This is 100% expected behaviour. In order to route all traffic through your VPN connection, a default route is added with the virtual interface as a target. But this presents a problem - the network packets used to carry the VPN connection itself would also get routed to the VPN interface, creating a kind of routing loop. To resolve this a static host route to the VPN server is added using your normal Internet gatway as target. This way the packets created by OpenVPN could travel to the OpenVPN server over Internet while everything else gets directed over the VPN link.
Because of the host route, if you try to SSH to the Internet address of your VPN server, the connection will go over your regular Internet connection and you will see your IP in the output from
last. On the other hand, if you SSH to the other end of the VPN tunnel, your connection will appear to originate from the IP address assigned to the client's end of the tunnel.

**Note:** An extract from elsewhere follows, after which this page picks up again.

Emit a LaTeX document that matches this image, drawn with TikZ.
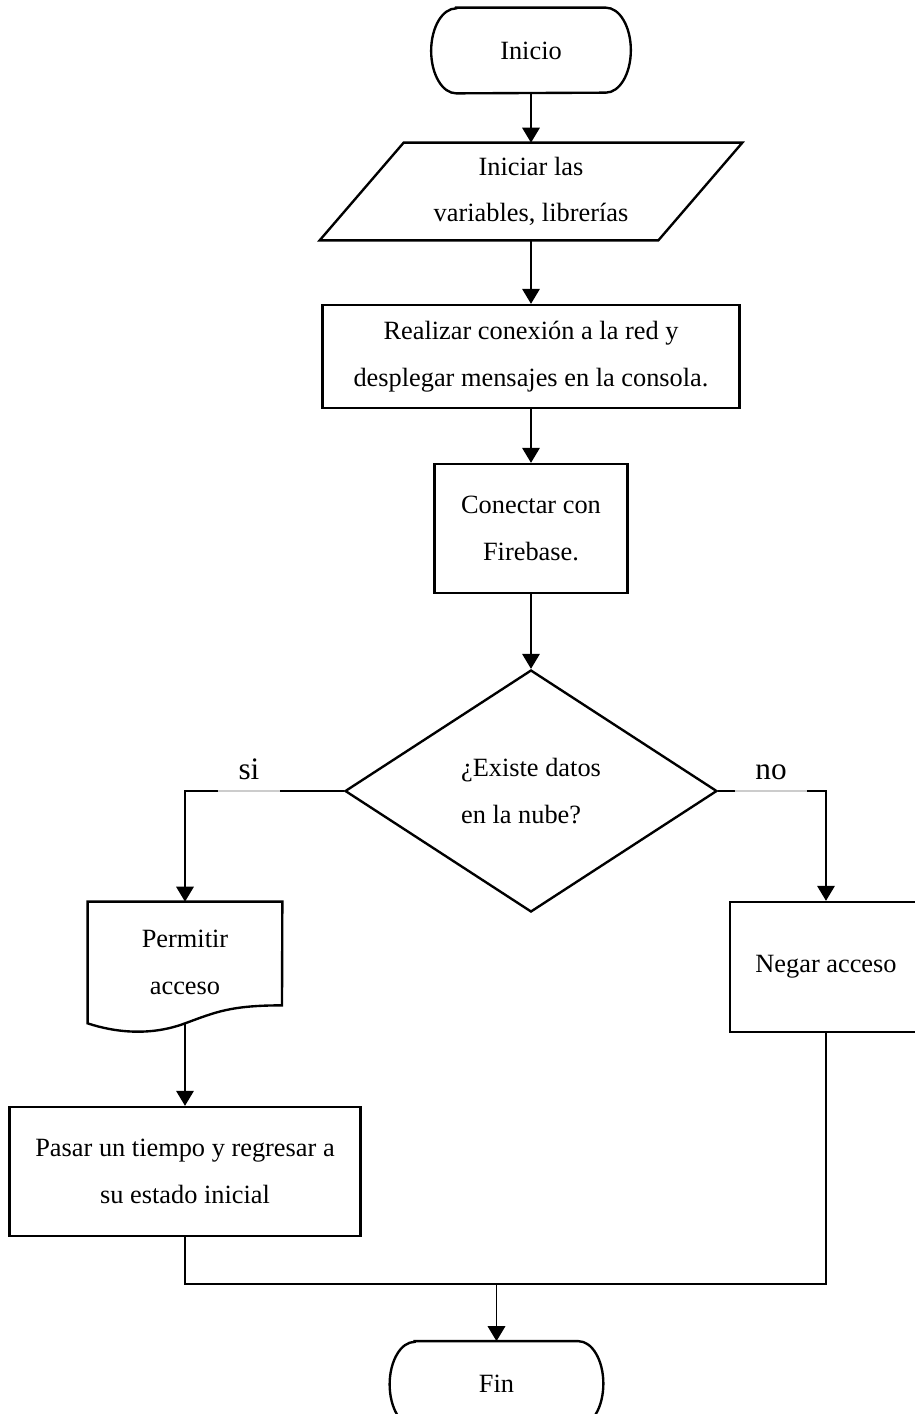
\documentclass[tikz,border=0pt]{standalone}
\usepackage{fontspec}
\setmainfont{Liberation Serif}
\usetikzlibrary{arrows.meta, positioning, shapes.geometric, calc}
\newcommand{\boxfont}{\fontsize{15}{26.5}\selectfont}
% outline of a start/end node, with flat elliptic ends
\newcommand{\termoutline}[1]{%
  \draw[outline] ($(#1.north west)+(0.5,0)$) -- ($(#1.north east)+(-0.5,0)$)
    arc[start angle=90, end angle=-90, x radius=0.5, y radius=0.85]
    -- ($(#1.south west)+(0.5,0)$)
    arc[start angle=270, end angle=90, x radius=0.5, y radius=0.85] -- cycle;}

\begin{document}
\begin{tikzpicture}[
    base/.style={draw, line width=1.35pt, align=center, font=\boxfont, inner sep=2pt},
    terminal/.style={align=center, font=\boxfont, minimum height=1.7cm},
    process/.style={base, rectangle},
    iobox/.style={align=center, font=\boxfont, minimum width=6.76cm, minimum height=1.94cm},
    docbox/.style={align=center, font=\boxfont, minimum width=3.88cm, minimum height=2.42cm},
    decision/.style={base, diamond, align=left, minimum width=7.44cm, minimum height=4.84cm},
    outline/.style={line width=1.35pt, line join=miter},
    line/.style={line width=0.75pt},
    arrow/.style={line, -{Triangle[length=8.5pt, width=10pt]}},
    lbl/.style={anchor=south, inner sep=0pt, text depth=0.22cm,
                font=\fontsize{17.8}{20}\selectfont},
    labelgap/.style={draw=gray!40, line width=0.6pt, preaction={draw=white, line width=1.8pt}},
  ]
  \useasboundingbox (0,0) rectangle (18.3,-28.28);

  % Start
  \node[terminal, minimum width=3.98cm] (start) at (10.62,-1.01) {Inicio};
  \termoutline{start}

  % Variables (input/output)
  \node[iobox] (vars) at (10.62,-3.83) {Iniciar las\\variables, librerías};
  \draw[outline] ($(vars.south west)+(-0.84,0)$) -- ($(vars.north west)+(0.84,0)$)
    -- ($(vars.north east)+(0.84,0)$) -- ($(vars.south east)+(-0.84,0)$) -- cycle;

  % Network
  \node[process, minimum width=8.34cm, minimum height=2.06cm] (net) at (10.62,-7.13)
    {Realizar conexión a la red y\\desplegar mensajes en la consola.};

  % Firebase
  \node[process, minimum width=3.86cm, minimum height=2.58cm] (fire) at (10.62,-10.57)
    {Conectar con\\Firebase.};

  % Decision
  \node[decision] (check) at (10.62,-15.82) {¿Existe datos\\en la nube?};

  % Permit (document)
  \node[docbox] (permit) at (3.70,-19.25) {Permitir\\acceso};
  \draw[outline] (permit.south west) -- (permit.north west) -- (permit.north east)
    -- ($(permit.south)+(1.94,0.36)$)
    .. controls ($(permit.south)+(0.9,0.36)$) and ($(permit.south)+(0.6,0.22)$) .. (permit.south)
    .. controls ($(permit.south)+(-0.7,-0.26)$) and ($(permit.south)+(-1.4,-0.18)$) .. (permit.south west)
    -- cycle;

  % Back to initial state
  \node[process, minimum width=7.02cm, minimum height=2.58cm] (back) at (3.70,-23.43)
    {Pasar un tiempo y regresar a\\su estado inicial};

  % Deny
  \node[process, minimum width=3.84cm, minimum height=2.6cm] (deny) at (16.52,-19.34)
    {Negar acceso};

  % End
  \node[terminal, minimum width=4.26cm] (stop) at (9.93,-27.68) {Fin};
  \termoutline{stop}

  % Arrows
  \draw[arrow] (start) -- (vars);
  \draw[arrow] (vars) -- (net);
  \draw[arrow] (net) -- (fire);
  \draw[arrow] (fire) -- (check);
  \draw[arrow] (check.west) -| (permit.north);
  \draw[arrow] (check.east) -| (deny.north);
  \draw[arrow] (permit.south) -- (back.north);

  \coordinate (merge) at (9.93,-25.68);
  \draw[line] (back.south) |- (merge) -| (deny.south);
  \draw[arrow] (merge) -- (stop);

  % Branch labels
  \node[lbl, minimum width=1.24cm] (si) at (4.98,-15.82) {si};
  \node[lbl, minimum width=1.44cm] (no) at (15.42,-15.82) {no};
  \draw[labelgap] (si.south west) -- (si.south east);
  \draw[labelgap] (no.south west) -- (no.south east);
\end{tikzpicture}
\end{document}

For example, this is how a typical OpenVPN virtual interface is configured:
tun0: flags=8851<UP,POINTOPOINT,RUNNING,SIMPLEX,MULTICAST> mtu 1500
inet 10.10.11.9 --> 10.10.11.10 netmask 0xffffffff
open (pid 48658)
The remote end of the VPN tunnel in this case is
10.10.11.10. This is a BSD-style
ifconfig output (actually OS X). The output on Linux is a bit different. And this is the corresponding host route (again in BSD format):
$ netstat -rn
Destination Gateway Flags Refs Use Netif Expire
0/1 10.10.11.9 UGSc 0 0 tun0
default 10.0.1.1 UGSc 22 0 en0
10.0.1/24 link#4 UCS 1 0 en0
10.10.11/24 10.10.11.9 UGSc 0 0 tun0
10.10.11.9 10.10.11.10 UHr 5 0 tun0
yy.yy.yy.yy/32 10.0.1.1 UGSc 1 0 en0
The first route directs all traffic (except the one directed to the local network
10.0.1/24) to the
tun0 interface, i.e. to OpenVPN. The static route to the OpenVPN server is the one on the last line.
10.0.1.1 in this case is the Internet gateway.